The 0.2 per cent contraction to $92.4 billion in this segment is in contrast to the 1.4 per cent expansion in January. This also follows two months of expansion since December.
Loans to financial institutions - the next largest loan segment after construction - gained 0.6 per cent to $80.9 billion in February over the month. This is a marked weakness from the 5.8 per cent growth over the month in January.
There was, however, some strength seen in the manufacturing segment, on a loan-growth basis. Loans to manufacturers grew 2.4 per cent over the month to $32.6 billion, a significant lift from the 0.5 per cent growth posted in January.

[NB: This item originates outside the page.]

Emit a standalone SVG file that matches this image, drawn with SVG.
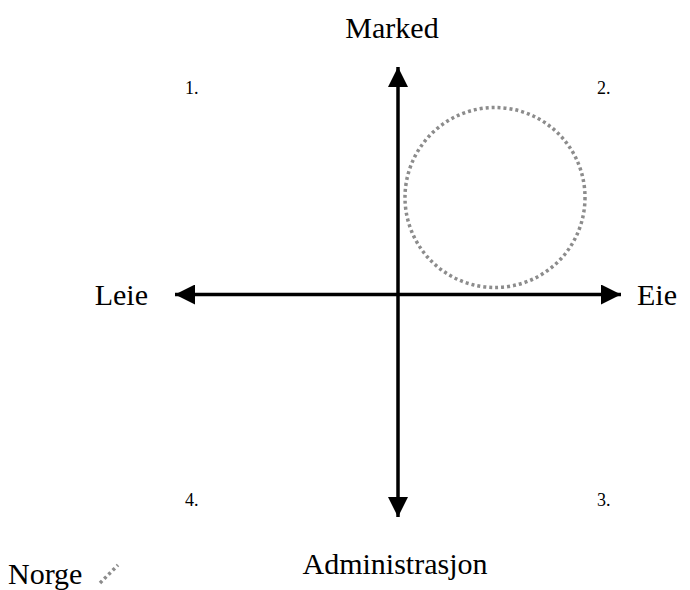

As for consumer loans, the month-on-month growth was 0.3 per cent to $226 billion. This is a touch lower than the 0.4 per cent growth in January.
Growth in consumer loans is mainly driven by that in property loans, which grew 0.5 per cent to $168 billion. That is the same growth rate posted in January over the month.
The share of housing loans of total bank loans has risen further to 28.8 per cent in February, said Selena Ling, head of treasury research & strategy at OCBC Bank. "Hence, it may be premature to expect any early unwinding of property curbs before we see further stabilisation."
Growth in car loans, on a month-on-month basis, has been in negative territory since September 2012, and contraction in this segment has deepened, following car-loan curbs that were implemented in February last year.
In February, car loans contracted further by 1.9 per cent over the month to $10.3 billion. This compares with a 1.8 per cent contraction in January.
Broadly, the loan to deposit ratio, at 108 per cent in February, "is still on the uptrend and the highest since May 1998", said Ms Ling. Still, this is some distance from the record high in October 1997 of 115.6 per cent, she added.